Details about a stylish gated community on long-time vacant prime land near Rotorua's central city have been revealed, including its name.
The land on the corner on Malfroy Rd and Ranolf St will become Ashworth Villas with about 50 upmarket two and three-bedroom homes, with internal garages. They will be set in a residents' association designed for those aged 50 and older who are looking to downsize from large family homes.
The complex will include a shared leisure facility with a lap pool and a plunge pool, both geothermally heated.
Plans for the development will be completed next month with the official launch date set for September 4, where the architect will speak at a red carpet event at the site to interested parties about the philosophy behind the complex.
Bayleys agent Beth Millard, who is marketing the property on behalf of developers the Holmes Group, said Ashworth was a Holmes family name and it was fitting for the complex.
"Ashworth Villas was borne out of the fact there is a huge gap in the market and there is a need for something like this."
She said she was already fielding expressions of interest since the land sold and the Holmes Group revealed its plans in April. One of the potential buyers were a Rotorua couple who had moved to Tauranga looking for something similar to Ashworth Villas but hadn't been able to find it.
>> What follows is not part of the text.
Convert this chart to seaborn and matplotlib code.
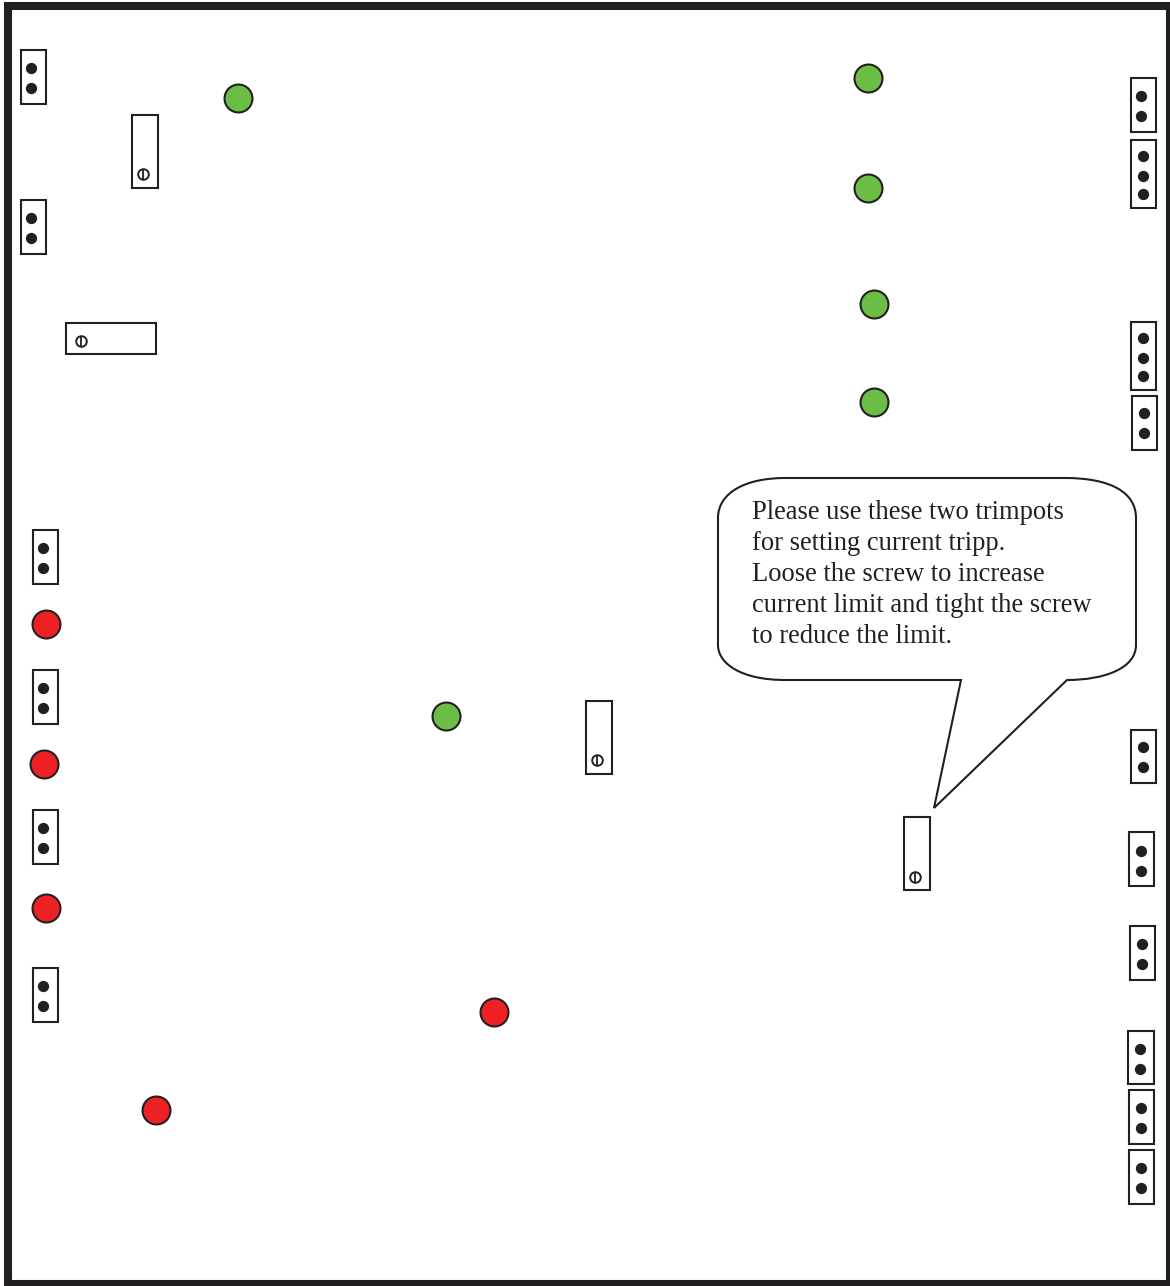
import matplotlib
matplotlib.use("Agg")
import matplotlib.pyplot as plt
from matplotlib.patches import Rectangle, PathPatch
from matplotlib.path import Path
import seaborn as sns

sns.set_theme(style="white")
plt.rcParams['font.family'] = ['Liberation Serif', 'DejaVu Serif']

INK = "#231f20"
GREEN = "#6abd45"
RED = "#ed2024"

# connector boxes: left, top, right, bottom
connector_boxes = [
    (21, 50, 46, 104), (21, 200, 46, 254),
    (1131, 78, 1156, 132), (1131, 140, 1156, 208),
    (1131, 322, 1156, 390), (1132, 396, 1157, 450),
    (33, 530, 58, 584), (33, 670, 58, 724), (33, 810, 58, 864), (33, 968, 58, 1022),
    (1131, 730, 1156, 783), (1129, 832, 1154, 886), (1130, 926, 1155, 980),
    (1128, 1031, 1154, 1084), (1129, 1090, 1154, 1144), (1129, 1150, 1154, 1204),
]
pin_x = [30.6, 30.6, 30.6, 30.6, 1140.6, 1140.6, 1142.6, 1142.6, 1142.6, 1142.6, 1142.6, 1142.6, 1143.6, 1143.6,
         42.6, 42.6, 42.6, 42.6, 42.6, 42.6, 42.6, 42.6,
         1142.6, 1142.6, 1140.6, 1140.6, 1141.6, 1141.6, 1139.6, 1139.6, 1140.6, 1140.6, 1140.6, 1140.6]
pin_y = [67.6, 87.6, 217.6, 237.6, 95.6, 115.6, 155.6, 175.6, 193.6, 337.6, 357.6, 375.6, 412.6, 432.6,
         547.6, 567.6, 687.6, 707.6, 827.6, 847.6, 985.6, 1005.6,
         746.6, 766.6, 850.6, 870.6, 943.6, 963.6, 1048.6, 1068.6, 1107.6, 1127.6, 1167.6, 1187.6]

# trimpots: left, top, right, bottom
trimpot_boxes = [(132, 115, 158, 188), (66, 323, 156, 354), (586, 701, 612, 774), (904, 817, 930, 890)]
screw_x = [142.6, 80.6, 596.6, 914.6]
screw_y = [173.6, 340.6, 759.6, 876.6]

green_x = [237.6, 867.6, 867.6, 873.6, 873.6, 445.6]
green_y = [97.6, 77.6, 187.6, 303.6, 401.6, 715.6]
red_x = [45.6, 43.6, 45.6, 493.6, 155.6]
red_y = [623.6, 763.6, 907.6, 1011.6, 1109.6]

note_lines = [
    "Please use these two trimpots",
    "for setting current tripp.",
    "Loose the screw to increase",
    "current limit and tight the screw",
    "to reduce the limit.",
]
note_baselines = [519, 550, 581, 612, 643]

fig = plt.figure(figsize=(11.7, 12.86), dpi=100, facecolor="white")
ax = fig.add_axes([0, 0, 1, 1])
ax.set_xlim(0, 1170)
ax.set_ylim(1286, 0)
ax.axis("off")


def box(b, lw=1.5):
    ax.add_patch(Rectangle((b[0], b[1]), b[2] - b[0], b[3] - b[1], fc="white", ec=INK, lw=lw, zorder=2))


# board outline
ax.add_patch(Rectangle((8, 6), 1162, 1278, fc="white", ec=INK, lw=5.8, zorder=1))

for b in connector_boxes + trimpot_boxes:
    box(b)

sns.scatterplot(x=pin_x, y=pin_y, ax=ax, color=INK, s=66, linewidth=0, zorder=3, legend=False)
sns.scatterplot(x=screw_x, y=screw_y, ax=ax, color="white", edgecolor=INK, s=58, linewidth=1.4, zorder=3, legend=False)
sns.scatterplot(x=screw_x, y=screw_y, ax=ax, color=INK, marker="|", s=58, linewidth=1.3, zorder=4, legend=False)
sns.scatterplot(x=green_x, y=green_y, ax=ax, color=GREEN, edgecolor=INK, s=405, linewidth=1.5, zorder=3, legend=False)
sns.scatterplot(x=red_x, y=red_y, ax=ax, color=RED, edgecolor=INK, s=405, linewidth=1.5, zorder=3, legend=False)

# speech bubble
verts = [
    (785, 478), (1065, 478),
    (1110, 478), (1136, 492), (1136, 518),
    (1136, 645),
    (1136, 668), (1105, 680), (1067, 680),
    (934, 808), (961, 680), (785, 680),
    (742, 680), (718, 664), (718, 645),
    (718, 518),
    (718, 493), (745, 478), (785, 478),
]
codes = [Path.MOVETO, Path.LINETO,
         Path.CURVE4, Path.CURVE4, Path.CURVE4,
         Path.LINETO,
         Path.CURVE4, Path.CURVE4, Path.CURVE4,
         Path.LINETO, Path.LINETO, Path.LINETO,
         Path.CURVE4, Path.CURVE4, Path.CURVE4,
         Path.LINETO,
         Path.CURVE4, Path.CURVE4, Path.CURVE4]
ax.add_patch(PathPatch(Path(verts, codes), fc="white", ec=INK, lw=1.5, zorder=2, joinstyle="miter"))

for line, y in zip(note_lines, note_baselines):
    ax.text(752, y, line, fontsize=19.12, color=INK, ha="left", va="baseline", zorder=5)

fig.savefig("out.png", dpi=100, facecolor="white")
The Holmes Group is Rotorua-based and is behind other developments in the city including Parklands Estate, Eastgate Business Park, Lynmore Lake Vista Estate and Lynmore Junction where Motion Entertainment is.
The development was going through the consent process now and house and land packages on sections ranging between 145sq m and 167sq m will officially go on the market in September with building starting in March.
The 20,000sq m site went up for sale in February. The former owners, the Church of Jesus Christ of Latter-day Saints, had plans to build a church there but it never eventuated.
It was also previously the site of a transit camp for families awaiting state housing before the Voyager Resort Hotel was put there in 1983 until it was demolished in 1988.
It has had a few owners since, including a Japanese businessman who intended to build a hotel before his plans were crushed by a market crash. The site has been empty since 1988.
Retired Rotorua Girls' High School principal Annette Joyce said she was particularly thrilled to see something happening on the site as the land had previously been owned by her grandfather, Martin Heywood Hampson.
He was effectively the first lawyer in Rotorua when he moved to the city in 1908 at the age of 22. He set up the firm known as Hampsons, that then became Hampsons Davys and then Davys Burton.
He married in 1911 and bought the block of land that will soon be Ashworth Villas. Joyce said in those days the land was known as Rokena and was a country estate with one house on it.
Joyce's grandparents went on to have eight children, including Joyce's father who was the eldest.
As a long-time Rotorua resident, she had long seen the land remain vacant and was thrilled it was remaining in local hands with an exciting plan.
"I think it's absolutely lovely. It would be really nice to see some of the Hampson family names on things ... The amazing thing is that despite all the changes over the years, what they [the Holmes Group] have bought back is the same footprint that my grandfather bought."